Sort of like "real mother of pearl"? Not many advertise "fake mother of pearl". Something is either what it is claimed or it is not: claiming something to be something it is not is often the purpose of marketing.

If something is "handmade", it is "handmade": "entirely handmade" is superfluous. No one advertises "partially handmade". Nearly nothing in today's world is "entirely handmade", that is, made without the assistance of some machinery along the way.

I spent a few weeks learning to make furniture without any power tools or sandpaper: we used only handsaws, planes and chisels. However, we didn't fell our own trees with axes or handsaws and split our own wood with a froe: it was cut by chainsaw, likely, milled into lumber on a machine and transported to us using a machine prior to our touching it. The furniture we made was designed on a computer using CAD software. The finish we applied, linseed oil, was made using machines. Where does one draw the line in the "supply chain" to claim something was "handmade"?
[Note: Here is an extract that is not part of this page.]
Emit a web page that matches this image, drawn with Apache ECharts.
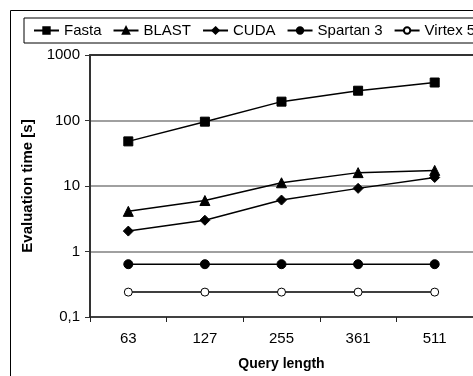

Eastman, from the previous post, uses spray equipment - a compressor or turbine to deliver compressed air - rather than brushes or rags. Is that "handmade" since it uses a machine to deliver the finish to the surface of the work? Yes, a human directs the machine (sprayed finish). Is that enough to say it is "handmade"? A human directs a bulldozer: is work done with a bulldozer "handmade"? The term means whatever you want it to mean, applied however you want to apply it, the purpose of which is to invoke some Old World mystique of "quality".
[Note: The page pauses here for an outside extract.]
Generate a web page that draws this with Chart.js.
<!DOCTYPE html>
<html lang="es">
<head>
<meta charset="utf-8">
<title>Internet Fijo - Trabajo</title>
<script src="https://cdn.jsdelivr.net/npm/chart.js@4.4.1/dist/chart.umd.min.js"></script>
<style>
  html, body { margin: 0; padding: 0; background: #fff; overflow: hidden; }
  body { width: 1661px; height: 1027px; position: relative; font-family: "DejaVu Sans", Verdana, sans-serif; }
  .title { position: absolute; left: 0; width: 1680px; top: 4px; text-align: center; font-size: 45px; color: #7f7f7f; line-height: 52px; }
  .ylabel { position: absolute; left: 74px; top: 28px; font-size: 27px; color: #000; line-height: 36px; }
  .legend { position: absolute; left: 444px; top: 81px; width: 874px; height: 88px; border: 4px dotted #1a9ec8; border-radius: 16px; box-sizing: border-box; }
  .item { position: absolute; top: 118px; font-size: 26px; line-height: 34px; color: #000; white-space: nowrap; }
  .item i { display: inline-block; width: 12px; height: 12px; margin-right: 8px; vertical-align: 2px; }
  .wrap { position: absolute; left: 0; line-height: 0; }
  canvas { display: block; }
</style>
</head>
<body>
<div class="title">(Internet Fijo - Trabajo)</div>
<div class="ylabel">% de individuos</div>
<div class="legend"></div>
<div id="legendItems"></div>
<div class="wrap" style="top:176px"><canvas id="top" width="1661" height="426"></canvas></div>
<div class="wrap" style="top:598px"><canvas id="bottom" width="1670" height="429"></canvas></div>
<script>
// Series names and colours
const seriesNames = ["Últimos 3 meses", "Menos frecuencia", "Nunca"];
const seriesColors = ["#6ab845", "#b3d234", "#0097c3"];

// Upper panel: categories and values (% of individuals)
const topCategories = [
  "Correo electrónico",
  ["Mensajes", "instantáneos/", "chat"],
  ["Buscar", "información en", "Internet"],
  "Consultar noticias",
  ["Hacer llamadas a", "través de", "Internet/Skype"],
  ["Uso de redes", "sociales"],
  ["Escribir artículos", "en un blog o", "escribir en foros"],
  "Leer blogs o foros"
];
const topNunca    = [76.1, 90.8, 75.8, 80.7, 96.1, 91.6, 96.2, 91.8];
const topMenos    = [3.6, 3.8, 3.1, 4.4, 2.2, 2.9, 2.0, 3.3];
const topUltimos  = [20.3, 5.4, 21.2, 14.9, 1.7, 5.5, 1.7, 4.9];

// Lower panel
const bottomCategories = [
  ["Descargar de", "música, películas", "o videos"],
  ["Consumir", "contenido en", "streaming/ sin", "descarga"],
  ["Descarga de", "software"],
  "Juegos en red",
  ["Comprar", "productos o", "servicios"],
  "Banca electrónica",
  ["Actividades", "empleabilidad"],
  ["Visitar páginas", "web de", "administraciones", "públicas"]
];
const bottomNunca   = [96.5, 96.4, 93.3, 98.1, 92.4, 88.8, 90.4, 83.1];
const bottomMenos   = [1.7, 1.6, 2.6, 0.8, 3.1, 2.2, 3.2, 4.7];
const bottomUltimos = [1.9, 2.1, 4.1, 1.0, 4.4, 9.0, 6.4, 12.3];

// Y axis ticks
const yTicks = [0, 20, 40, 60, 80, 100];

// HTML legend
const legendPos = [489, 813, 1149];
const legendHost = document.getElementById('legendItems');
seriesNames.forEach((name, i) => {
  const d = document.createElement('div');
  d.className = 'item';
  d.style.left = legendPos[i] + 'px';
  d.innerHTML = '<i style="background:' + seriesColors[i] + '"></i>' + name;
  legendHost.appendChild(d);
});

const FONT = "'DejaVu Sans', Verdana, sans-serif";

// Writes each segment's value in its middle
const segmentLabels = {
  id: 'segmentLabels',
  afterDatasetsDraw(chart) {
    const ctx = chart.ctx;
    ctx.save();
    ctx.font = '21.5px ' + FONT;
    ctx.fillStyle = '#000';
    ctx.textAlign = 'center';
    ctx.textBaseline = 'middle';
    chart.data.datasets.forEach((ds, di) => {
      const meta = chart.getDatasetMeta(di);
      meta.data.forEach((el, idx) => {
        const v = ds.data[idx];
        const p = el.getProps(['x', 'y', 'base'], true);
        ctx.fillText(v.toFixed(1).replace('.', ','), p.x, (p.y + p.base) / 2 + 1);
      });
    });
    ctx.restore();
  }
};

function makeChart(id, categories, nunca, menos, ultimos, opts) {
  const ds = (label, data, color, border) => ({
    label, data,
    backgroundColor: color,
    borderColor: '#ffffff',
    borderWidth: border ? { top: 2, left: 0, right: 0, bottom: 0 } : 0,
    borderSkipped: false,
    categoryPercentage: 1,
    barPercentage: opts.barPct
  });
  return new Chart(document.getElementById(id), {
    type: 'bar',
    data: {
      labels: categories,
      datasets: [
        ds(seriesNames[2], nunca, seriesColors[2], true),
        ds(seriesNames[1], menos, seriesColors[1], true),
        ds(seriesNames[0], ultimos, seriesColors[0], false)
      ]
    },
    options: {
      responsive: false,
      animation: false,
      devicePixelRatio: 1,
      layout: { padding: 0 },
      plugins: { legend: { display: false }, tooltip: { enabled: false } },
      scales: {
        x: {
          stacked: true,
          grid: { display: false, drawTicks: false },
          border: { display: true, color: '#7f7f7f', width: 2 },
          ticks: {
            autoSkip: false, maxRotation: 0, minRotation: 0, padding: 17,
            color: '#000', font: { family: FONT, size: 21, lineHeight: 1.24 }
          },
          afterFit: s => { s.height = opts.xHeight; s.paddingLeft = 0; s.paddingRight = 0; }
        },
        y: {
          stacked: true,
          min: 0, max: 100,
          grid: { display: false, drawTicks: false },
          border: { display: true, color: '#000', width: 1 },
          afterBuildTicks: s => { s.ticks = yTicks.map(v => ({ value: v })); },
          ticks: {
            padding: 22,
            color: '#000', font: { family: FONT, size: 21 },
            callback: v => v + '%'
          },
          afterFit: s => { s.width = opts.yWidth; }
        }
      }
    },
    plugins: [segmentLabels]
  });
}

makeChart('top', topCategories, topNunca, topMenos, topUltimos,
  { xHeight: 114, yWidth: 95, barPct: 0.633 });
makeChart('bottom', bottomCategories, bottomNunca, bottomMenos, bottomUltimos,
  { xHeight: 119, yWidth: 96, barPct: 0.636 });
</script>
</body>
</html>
For discussion sake, suppose Eastman guitars were 100% made by machine. If the instrument was exactly the same quality, would it matter if it was made with only 50% machinery-assisted? How about 25%? How about 10%? If the instrument is "the same" quality, regardless of how it was made, does it matter how it was made? (The discussion of human labour/livelihood being replaced/displaced by machines, as a social issue, is a different, longer discussion.)